Defendant failed to object to this issue and so has forfeited it unless he can show a plain error
that affected substantial rights. Carines, supra. The fleeing and eluding instructions, like the assault
instructions discussed above, must be reviewed in their entirety to see if they fairly presented the issues
to be tried and sufficiently protected the defendant’s rights. Daoust, supra.
Significantly, the court did name police officers Marlow and Tuyls in its instructions to the jury at
the beginning of trial.1 Subsequently, the jurors were instructed to consider all of the instructions
together. Then the judge gave the fleeing and eluding instructions out of CJI2d 13.6c, almost verbatim.
The judge also instructed the jurors that a “verdict in a criminal case must be unanimous” and that “[i]n
order to reach a verdict it is necessary that each of you agree on that verdict.” Defendant nevertheless
argues that the preliminary instructions, in which the judge specifically named officers Marlow and Tuyls,
and the subsequent instructions, in which the judge used the general term “police officer,” are
conflicting. In fact, the instructions, although differing in this one respect, are perfectly consistent.
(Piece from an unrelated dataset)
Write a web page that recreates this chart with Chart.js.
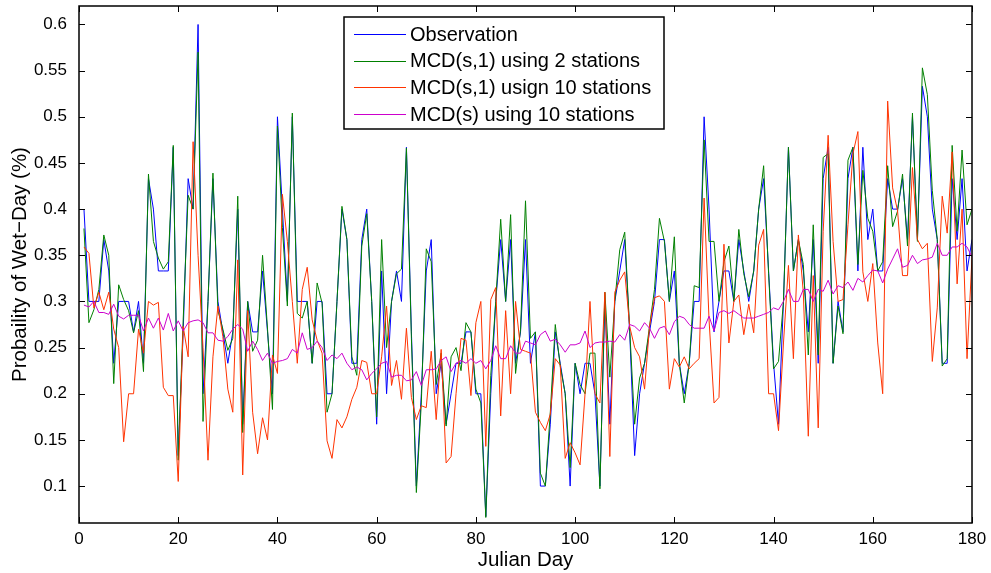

Furthermore, it is unreasonable to suggest that defendant was not reasonably notified of the
charges against him. The information in the fleeing and eluding charge against defendant was accurate
and named Officers Marlow and Tuyls specifically. In his closing argument, defendant’s counsel noted
to the jury that Officers Marlow and Tuyls, as well as other police officers, allegedly followed defendant
as he evasively drove his vehicle. Defendant did not contend that the driver of his car did not attempt to
elude the police; rather, defendant claimed that he was not driving the car at that time. Moreover, the
right to reasonable notice of charges is a practical one, not a technical one. This Court recently
described the right to notice in People v Darden, 230 Mich App 597, 601-602; 585 NW2d 27
Contrary to defendant’s arguments, the constitutional notice requirement is not
some abstract legal technicality requiring reversal in the absence of a perfectly drafted
information. Instead, it is a practical requirement that gives effect to a defendant’s right
to know and respond to the charges against him. Here, defendant does not argue that
he was misled regarding the nature or severity of the charges against him; clearly, the
information in this case was sufficient to give him notice regarding the events that formed
the basis of those charges. [Footnote omitted.]
Taken as a whole, the jury instructions as given by the judge fairly presented the issues and
sufficiently protected defendant’s rights, Daoust, supra, so that any imperfection in them did not
constitute plain error. Therefore, this issue has also been forfeited. Carines, supra.
/s/ Donald S. Owens
/s/ William B. Murphy
/s/ Helene N. White
The judge, reading Count III to the jurors, explained that the charge was that defendant:
being the driver of a motor vehicle to whom was given a visual or audible signal by
hand, voice, emergency light, or siren by Allen Marlow and/or James Tuyls, police
officers who were in full uniform, acting in lawful performance of their duty, directing the
defendant to bring his motor vehicle to a stop, did willfully fail to obey such direction by
attempting to flee or elude the officer, in an area where the speed limit was 35 miles per
hour or less. That’s commonly known as fleeing a police officer in the third degree.